Mantan Direktur Umum PT Pertamina (Persero) periode 2012-2014, Luhur Budi Djatmiko, didakwa merugikan negara Rp 348 miliar dalam kasus dugaan korupsi terkait pembelian lahan di Jakarta Selatan. Jaksa menguraikan kerugian negara dalam kasus ini lewat dakwaanya.
"Memperkaya diri sendiri atau orang lain atau suatu korporasi yaitu korporasi PT Bakrie Swastika Utama dan PT Superwish Perkasa sebesar Rp 348.691.016.976 yang merugikan keuangan negara atau perekonomian negara sebesar Rp 348.691.016.976," ujar jaksa saat membacakan dakwaan di Pengadilan Tipikor Jakarta, Kamis (16/10/2025).

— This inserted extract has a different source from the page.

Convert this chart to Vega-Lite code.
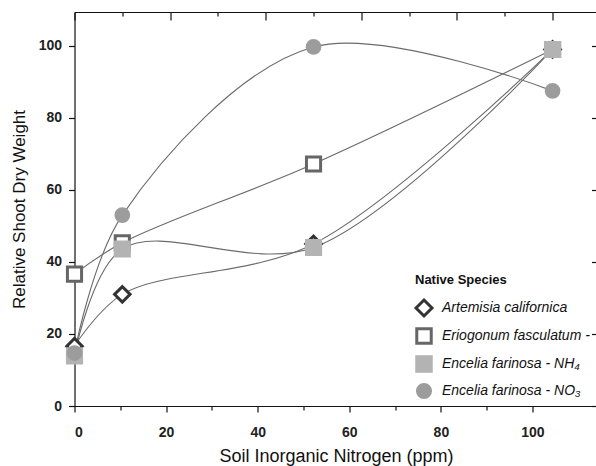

Jaksa mengatakan kasus ini bermula saat Luhur mengajukan alokasi anggaran pengadaan lahan pembangunan gedung dalam revisi Rencana Kerja dan Anggaran Perusahaan (RKAP) tahun anggaran 2013 pada November 2012. Jaksa menyebut pengajuan dilakukan tanpa kajian investasi.
"Terdakwa Luhur Budi Djatmiko bersama-sama Gathot Harsono dan Hermawan menentukan sendiri lokasi Rasuna Epicentrum sebagai lokasi pembangunan kantor baru PT Pertamina tanpa kajian," ujar jaksa.
Jaksa mengatakan Luhur bersama Gathot dan Hermawan mengarahkan PT Prodeva Dubels Synergy (PT PDS) melalui Firman Sagaf dan Nasirudin Mahmud untuk melakukan pengkajian lokasi lahan Rasuna Epicentrum secara proforma alias sekadar basa-basi. Pengkajian dilakukan dengan bobot penilaian yang tidak sesuai kondisi nyata dan dibuat backdate.
"Dengan memberikan bobot penilaian tidak sesuai dengan kondisi yang sebenarnya serta mengarahkan agar laporan akhir (final report) yang disusun Agus Mulyana tanggal 15 Juli 2013 dibuat backdate menjadi tanggal 29 November 2012 agar seolah-olah pembelian lahan di Rasuna Epicentrum pada tanggal 12 Februari didasarkan pada laporan penilaian PT PDS," ujarnya.